Mayor of Flavio Alfaro
- In office 2019–2023
- Preceded by: Eduardo Cedeño
- Succeeded by: Humberto Barreiro

Mayor of Flavio Alfaro
- In office 2009–2014
- Succeeded by: Eduardo Cedeño

Mayor of Flavio Alfaro
- In office 2005–2009
- Preceded by: Pedro Cedeño Mejía

Councilman of Flavio Alfaro
- In office 2000–2004

Personal details
- Born: Jaminton Enrique Intriago Alcívar July 2, 1971 (age 55) Flavio Alfaro, Manabí, Ecuador
- Party: Christian Social Party
- Education: University of Havana
- Occupation: Agricultural engineer and politician

= Jaminton Intriago =

Ecuadorian politician

Jaminton Enrique Intriago Alcívar (born July 2, 1971) is an Ecuadorian agricultural engineer and politician. He currently serves as a member of the National Assembly of Ecuador representing Manabí District 1. He has also served as Mayor of Flavio Alfaro and as Councilman of Flavio Alfaro.

==Early years==
Jaminton Intriago was born in the Flavio Alfaro canton, Manabí. He obtained his degree in agricultural engineering from the University of Havana, Cuba, where he specialized in topics related to agriculture and rural development.

==Political career==
His political career began in his native canton, Flavio Alfaro, where he was elected mayor for two terms. During his tenure, he focused on improving infrastructure and public services, as well as promoting agricultural development in the region.

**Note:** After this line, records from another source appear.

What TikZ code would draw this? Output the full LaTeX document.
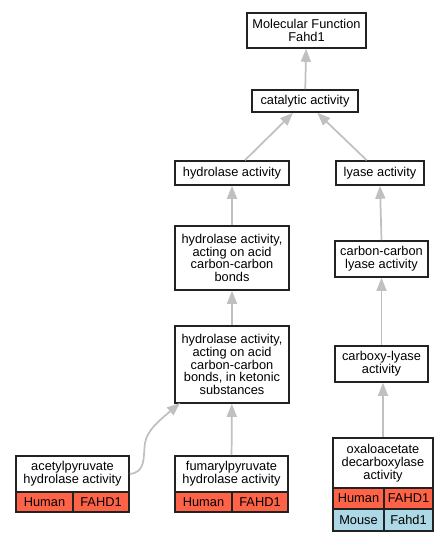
\documentclass[tikz,border=0pt]{standalone}
\usepackage{fontspec}
\setmainfont{Liberation Sans}
\usetikzlibrary{arrows.meta}
\definecolor{edgegray}{HTML}{C0C0C0}
\definecolor{humanred}{HTML}{FF6347}
\definecolor{mouseblue}{HTML}{ADD8E6}
\definecolor{border}{HTML}{222222}
\begin{document}
\begin{tikzpicture}[x=0.75pt,y=-0.75pt,
  term/.style={draw=border,line width=1.2pt,fill=white,inner sep=0pt,align=center,
    font=\fontsize{9.6}{9.6}\selectfont},
  cellh/.style={term,fill=humanred},
  cellm/.style={term,fill=mouseblue},
  isa/.style={draw=edgegray,line width=1.3pt,-{Triangle[length=13pt*0.75,width=10pt*0.75]}}]
\useasboundingbox (0,0) rectangle (448,541);
% nodes
\node[term,minimum width=119*0.75pt,minimum height=35*0.75pt] (mf) at (306.5,30.5) {Molecular Function\\Fahd1};
\node[term,minimum width=106*0.75pt,minimum height=22*0.75pt] (cat) at (305,101) {catalytic activity};
\node[term,minimum width=114*0.75pt,minimum height=24*0.75pt] (hyd) at (232,173) {hydrolase activity};
\node[term,minimum width=88*0.75pt,minimum height=24*0.75pt] (lya) at (380,173) {lyase activity};
\node[term,minimum width=114*0.75pt,minimum height=64*0.75pt] (acb) at (232,258) {hydrolase activity,\\acting on acid\\carbon-carbon\\bonds};
\node[term,minimum width=93*0.75pt,minimum height=36*0.75pt] (ccl) at (381.5,259) {carbon-carbon\\lyase activity};
\node[term,minimum width=114*0.75pt,minimum height=77*0.75pt] (ket) at (232,364.5) {hydrolase activity,\\acting on acid\\carbon-carbon\\bonds, in ketonic\\substances};
\node[term,minimum width=93*0.75pt,minimum height=36*0.75pt] (cxl) at (381.5,364) {carboxy-lyase\\activity};
% acetylpyruvate
\node[term,minimum width=113*0.75pt,minimum height=36*0.75pt] (ach) at (72.5,474) {acetylpyruvate\\hydrolase activity};
\node[cellh,minimum width=57*0.75pt,minimum height=20*0.75pt] (ac1) at (44.5,502) {Human};
\node[cellh,minimum width=56*0.75pt,minimum height=20*0.75pt] (ac2) at (101,502) {FAHD1};
% fumarylpyruvate
\node[term,minimum width=113*0.75pt,minimum height=36*0.75pt] (fuh) at (231.5,474) {fumarylpyruvate\\hydrolase activity};
\node[cellh,minimum width=57*0.75pt,minimum height=20*0.75pt] (fu1) at (203.5,502) {Human};
\node[cellh,minimum width=56*0.75pt,minimum height=20*0.75pt] (fu2) at (260,502) {FAHD1};
% oxaloacetate
\node[term,minimum width=100*0.75pt,minimum height=50*0.75pt] (oxh) at (383,463) {oxaloacetate\\decarboxylase\\activity};
\node[cellh,minimum width=51*0.75pt,minimum height=21*0.75pt] (ox1) at (358.5,498.5) {Human};
\node[cellh,minimum width=49*0.75pt,minimum height=21*0.75pt] (ox2) at (408.5,498.5) {FAHD1};
\node[cellm,minimum width=51*0.75pt,minimum height=22*0.75pt] (ox3) at (358.5,520) {Mouse};
\node[cellm,minimum width=49*0.75pt,minimum height=22*0.75pt] (ox4) at (408.5,520) {Fahd1};
% edges
\coordinate (kt) at (180,403);
\draw[isa] (cat) -- (mf);
\draw[isa] (hyd) -- (cat);
\draw[isa] (lya) -- (cat);
\draw[isa] (acb) -- (hyd);
\draw[isa] (ccl.north) -- (lya.south);
\draw[isa] (ket) -- (acb);
\draw[isa] (cxl) -- (ccl);
\draw[isa] (fuh) -- (ket);
\draw[isa] (oxh.north) -- (cxl.south -| oxh.north);
\draw[isa] (ach.east) .. controls (146,472) and (143,458) .. (145,443)
  .. controls (147,430) and (160,420) .. (kt);
\end{tikzpicture}
\end{document}
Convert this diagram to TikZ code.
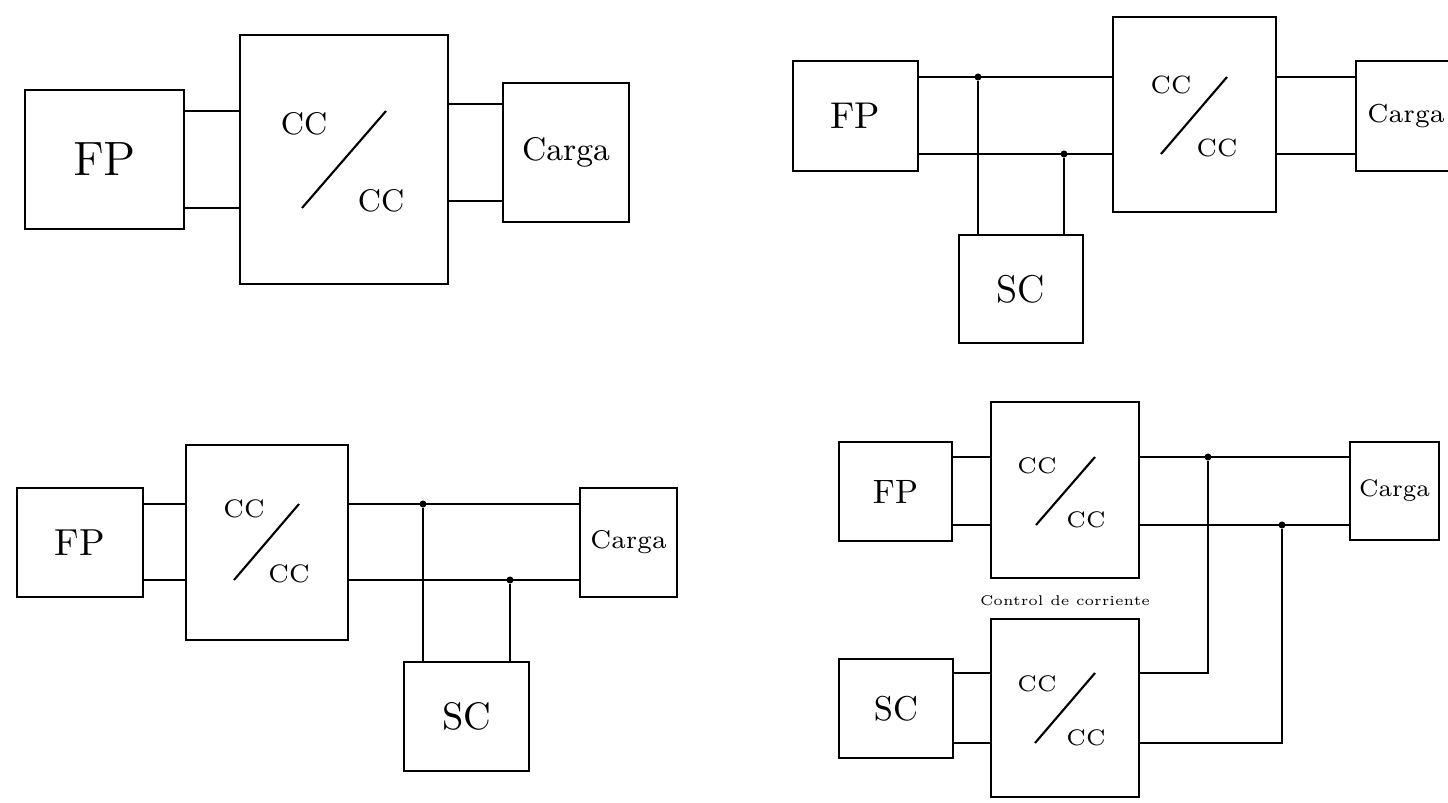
\documentclass[tikz,border=0pt]{standalone}
\usepackage{tikz}
\usetikzlibrary{positioning}
\newcommand{\fsz}[1]{\fontsize{#1}{#1}\selectfont}

\begin{document}
\begin{tikzpicture}[x=0.01cm,y=-0.01cm,
  box/.style={draw,line width=0.75pt,inner sep=0pt},
  lbl/.style={inner sep=0pt},
  wire/.style={line width=0.6pt},
  dot/.style={fill,circle,inner sep=0pt,minimum size=2pt}
]
  \useasboundingbox (0,0) rectangle (1448,803);
  \clip (0,0) rectangle (1448,803);

  % arriba izquierda
  \node[box,minimum width=1.59cm,minimum height=1.39cm,font=\fsz{13.7}] (fpA) at (104.5,159.5) {FP};
  \node[box,minimum width=2.08cm,minimum height=2.49cm] (convA) at (344,159.5) {};
  \node[box,minimum width=1.26cm,minimum height=1.39cm,font=\fsz{9.3}] (cargaA) at (566,152.5) {Carga};
  \node[lbl,font=\fsz{8.9}] (ccA1) at (304,124) {CC};
  \node[lbl,font=\fsz{8.9}] (ccA2) at (381,201) {CC};
  \draw[wire] (302,208) -- (386,111);
  \coordinate (yA1) at (0,111); \coordinate (yA2) at (0,208);
  \coordinate (yA3) at (0,104); \coordinate (yA4) at (0,201);
  \draw[wire] (fpA.east |- yA1) -- (convA.west |- yA1);
  \draw[wire] (fpA.east |- yA2) -- (convA.west |- yA2);
  \draw[wire] (convA.east |- yA3) -- (cargaA.west |- yA3);
  \draw[wire] (convA.east |- yA4) -- (cargaA.west |- yA4);

  % arriba derecha
  \node[box,minimum width=1.25cm,minimum height=1.10cm,font=\fsz{10.6}] (fpB) at (855.5,116) {FP};
  \node[box,minimum width=1.63cm,minimum height=1.95cm] (convB) at (1194.5,114.5) {};
  \node[box,minimum width=1.00cm,minimum height=1.10cm,font=\fsz{7.4}] (cargaB) at (1406,116) {Carga};
  \node[box,minimum width=1.24cm,minimum height=1.08cm,font=\fsz{11}] (scB) at (1021,289) {SC};
  \node[lbl,font=\fsz{7.1}] (ccB1) at (1171,85) {CC};
  \node[lbl,font=\fsz{7.1}] (ccB2) at (1217,148) {CC};
  \draw[wire] (1161,154) -- (1227,77);
  \node[dot] (jB1) at (978,77) {};
  \node[dot] (jB2) at (1064,154) {};
  \draw[wire] (fpB.east |- jB1) -- (convB.west |- jB1);
  \draw[wire] (fpB.east |- jB2) -- (convB.west |- jB2);
  \draw[wire] (jB1) -- (jB1 |- scB.north);
  \draw[wire] (jB2) -- (jB2 |- scB.north);
  \draw[wire] (convB.east |- jB1) -- (cargaB.west |- jB1);
  \draw[wire] (convB.east |- jB2) -- (cargaB.west |- jB2);

  % abajo izquierda
  \node[box,minimum width=1.26cm,minimum height=1.09cm,font=\fsz{10.7}] (fpC) at (80,542.5) {FP};
  \node[box,minimum width=1.62cm,minimum height=1.95cm] (convC) at (267,542.5) {};
  \node[box,minimum width=0.97cm,minimum height=1.09cm,font=\fsz{7.3}] (cargaC) at (628.5,542.5) {Carga};
  \node[box,minimum width=1.25cm,minimum height=1.09cm,font=\fsz{10.9}] (scC) at (466.5,716.5) {SC};
  \node[lbl,font=\fsz{7.2}] (ccC1) at (244,509) {CC};
  \node[lbl,font=\fsz{7.2}] (ccC2) at (289,574) {CC};
  \draw[wire] (234,580) -- (299,504);
  \node[dot] (jC1) at (423,504) {};
  \node[dot] (jC2) at (510,580) {};
  \draw[wire] (fpC.east |- jC1) -- (convC.west |- jC1);
  \draw[wire] (fpC.east |- jC2) -- (convC.west |- jC2);
  \draw[wire] (convC.east |- jC1) -- (cargaC.west |- jC1);
  \draw[wire] (convC.east |- jC2) -- (cargaC.west |- jC2);
  \draw[wire] (jC1) -- (jC1 |- scC.north);
  \draw[wire] (jC2) -- (jC2 |- scC.north);

  % abajo derecha
  \node[box,minimum width=1.13cm,minimum height=0.99cm,font=\fsz{9.6}] (fpD) at (895.5,491.5) {FP};
  \node[box,minimum width=1.48cm,minimum height=1.76cm] (convD1) at (1065,490) {};
  \node[box,minimum width=0.89cm,minimum height=0.98cm,font=\fsz{6.8}] (cargaD) at (1394.5,491) {Carga};
  \node[lbl,font=\fsz{4}] (ctrl) at (1065,601) {Control de corriente};
  \node[box,minimum width=1.14cm,minimum height=0.99cm,font=\fsz{9.8}] (scD) at (896,708.5) {SC};
  \node[box,minimum width=1.48cm,minimum height=1.78cm] (convD2) at (1065,708) {};
  \node[lbl,font=\fsz{6.4}] (ccD1) at (1037,466) {CC};
  \node[lbl,font=\fsz{6.4}] (ccD2) at (1086,520) {CC};
  \draw[wire] (1036,525) -- (1095,457);
  \node[lbl,font=\fsz{6.4}] (ccD3) at (1037,684) {CC};
  \node[lbl,font=\fsz{6.4}] (ccD4) at (1086,738) {CC};
  \draw[wire] (1035,743) -- (1095,673);
  \node[dot] (jD1) at (1208,457) {};
  \node[dot] (jD2) at (1282,525) {};
  \coordinate (yD3) at (0,673); \coordinate (yD4) at (0,743);
  \draw[wire] (fpD.east |- jD1) -- (convD1.west |- jD1);
  \draw[wire] (fpD.east |- jD2) -- (convD1.west |- jD2);
  \draw[wire] (convD1.east |- jD1) -- (cargaD.west |- jD1);
  \draw[wire] (convD1.east |- jD2) -- (cargaD.west |- jD2);
  \draw[wire] (scD.east |- yD3) -- (convD2.west |- yD3);
  \draw[wire] (scD.east |- yD4) -- (convD2.west |- yD4);
  \draw[wire] (convD2.east |- yD3) -| (jD1);
  \draw[wire] (convD2.east |- yD4) -| (jD2);
\end{tikzpicture}
\end{document}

In November 2023, Intriago was installed as an assembly member for the province of Manabí District 1, representing the Unidos Somos Más alliance, made up of the Social Christian Party and the provincial Caminantes movement. As an assemblyman, he has been a strong defender of food sovereignty and has worked to recover the agricultural sector of Manabí and the entire country.

During his term as assemblyman, he chaired the Permanent Commission on Food Sovereignty and Development of the Agricultural and Fishing Sector, where he promoted legislative initiatives to strengthen the food sovereignty policy and support Ecuadorian farmers and fishermen.